Soledad
- Author: Angie Cruz
- Genre: Fiction
- Published: 2001
- Publisher: Simon and Schuster
- ISBN: 0743217462

= Soledad (novel) =

2001 novel by Angie Cruz

Soledad is the debut novel by Angie Cruz, published in 2001 by Simon & Schuster.

== Introduction ==
Soledad follows the story of a girl, Soledad, who cannot get away from her contentious family fast enough. Once Soledad leaves, she enrols in an art course at Cooper Union. However, sometime later, Soledad returns to Washington Heights after her mother, Olivia, becomes ill. Evidently, Olivia is in a state where she is considered a “living ghost.” It appears that she is in an emotional coma and the return of Soledad is regarded as the only cure. After returning, Soledad tries to tame her cousin Flaca’s unruly behavior and resist falling for a neighborhood boy, Ritche. Soledad is also confronted with trying to salvage her relationship with her mother and uncover the secrets behind the death of her father.

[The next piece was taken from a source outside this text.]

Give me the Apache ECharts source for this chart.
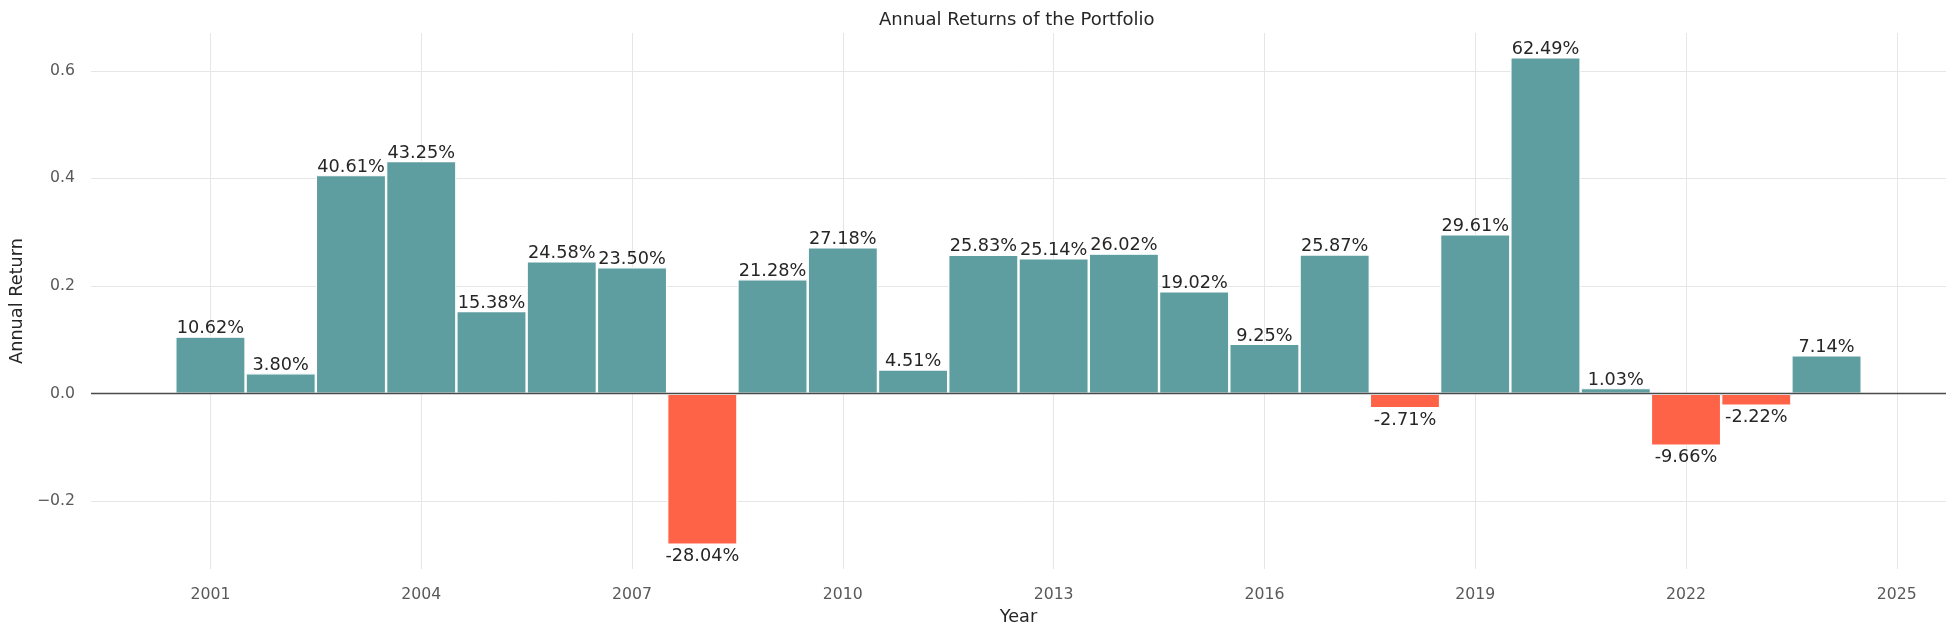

A significant portion of the novel is told from the perspective of three of Soledad’s female relatives, Flaca and Gorda. Flaca is constantly in rivalry with Soledad. Gorda is Soledad's aunt, also known as a witch (bruja), who treats her sister’s ailments with ceremonies and home remedies. Olivia's point of view is provided through flashbacks and italicized dream narration. When Cruz outlines fresh details of rhythms and behavior of Dominican community life, the three are rarely left out. Soledad is an important literary piece which presents a story of chaos and culture, integrity with family and mysticism while examining the concepts from the perspective of a Latina.